CHANNEL ISLANDS.
A number of types of rude uninscribed coins, partaking of the character of those of Gaulish origin, mostly in billon, but sometimes of silver or bronze, are ascribed to the Channel Islands, and numbers of them have been found in Jersey and other islands, as well as in our own country. The examples engraved are in my own possession, and were found, with others, in Devonshire.
The usual type is a boldly cut, but rudely designed, head, a coarse imitation of the Greek already referred to; and the reverse a horse more or less disjointed or disintegrated, and accompanied by indications, more or less distinct, of wheels and other objects.
As indicating to some extent the area over which the coins of the ancient Britons circulated, it may be said that the approximate number of recorded localities in which “finds” have been made in the “forty shires” may be summarized as most of all in Kent (say forty places); about half that number in Dorset, Sussex, and Essex; about a third in Oxfordshire; say a fourth in Suffolk, Surrey, Buckingham, Hampshire, Herts, and Northampton; and so decreasing in Beds., Cambs., and Norfolk; Berks, Middlesex, and Gloucester; Wilts and Somerset; Lincolnshire and Yorkshire; Leicestershire, Monmouthshire, and Worcestershire; and Devonshire, Cornwall, Huntingdon, Lancashire, Northumberland, Nottingham, and Westmoreland. Derbyshire, Staffordshire, and the other counties not enumerated, not having, so far as at present known to me, produced a single recorded example.
COINS OF THE ANGLO-SAXONS.
The earliest coins of the Anglo-Saxon period appear to have been rude imitations of some of the later current pieces of their Roman predecessors in our island. It seems doubtful whether at first they had a coinage of their own, the probability being that those of the Romano-Britons continued, as they naturally would, to be circulated. Some of the sceattæ bear more or less rude figures and uncouth heads and devices, some being evident imitations of the well-known type of Romulus and Remus suckled by the she-wolf, and others of equally well known types. From the sceattæ, one of our common expressions at the present is derived. The word in the singular is sceat or scæt, and the Saxon sc being pronounced soft, as sh, became sheat or shæt. From this it naturally became corrupted into “shot,” and thus “paying your shot” simply meant paying your money, or clearing your reckoning, and “not having a shot in your locker,” being without money in cupboard, or purse. These early coins, some of which appear to bear Runic characters, cannot with any degree of certainty be appropriated to any kings.

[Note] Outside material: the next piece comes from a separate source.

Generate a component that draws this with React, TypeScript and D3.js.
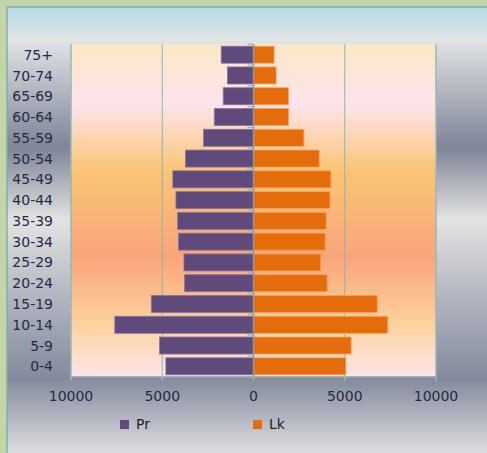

The penny, penig, pening, or pending (said to be the diminutive of pand, a pledge, and also by some said to be derived from pendere, to weigh) is first named in the laws of Ina, king of the West Saxons, who began to reign A.D. 688. It was, as now, as has been conclusively shown, the 240th part of a pound, which weighed about 5760 grains; the weight of a penny was, therefore, 24 grains, which still in our tables constitute a “dwt.” or “pennyweight.”
The generally received opinion is that the first pennies as succeeding the sceattæ; and quite independent of the stycas, were struck by Offa, king of Mercia, from A.D. 757 to 796. “When the kingdoms of the Heptarchy were united in one sovereignty,” as I have written on another occasion, “the mints were regulated by laws framed by the Wittenagemote, or Great Council of the Nation; but it was not till the time of Æthelstan (924-940), that it was appointed there should be one kind of money throughout the whole realm, and that no one should coin but in a town. According to Stow, ‘Æthelstan made, seven coining mints at Canterbury, four for the king, two for the archbishop, and one for the abbot; at Rochester three, two for the king, and one for the bishop. Besides these, in London eight, in Winchester six, in Lewes two, in Chichester one, in Hampton two, in Shaftesbury two, and in every other town one coiner.’ The coins remaining pretty well prove this, and show there were very few considerable towns without a mint; for besides those particularly mentioned in Æthelstan’s law, there are coins of Derby, Bristol, Evesham, Exeter, Gloucester, Ipswich, Lincoln, Norwich, Shrewsbury, Thetford, Wallingford, Worcester, York, and other places. The probability is that the custom of impressing on coins the name of the town of the mintage began in the early part of the reign of Æthelstan.”
One of the largest “finds” of Anglo-Saxon coins was made at Cuerdale, where, along with a vast number of foreign pieces, there were found:—
- 2 of Æthelred.
- 24 of Æthelstan II.
- 1 of Ciolwulf.
- 857 of Alfred.
- 45 of Eadwerd.
- 1 of Abp. Ceolnoth.
- 59 of Abp. Plegmund.
- 2 of Sitric.
- 1770 of St. Eadmund.
- etc.
Under the ordinary order of arrangement, the following may be taken as indications of the coins of Anglo-Saxon rulers:—
KINGS OF KENT. ÆTHILBERHT I., 725-764.
The sceat attributed to this king is doubtful.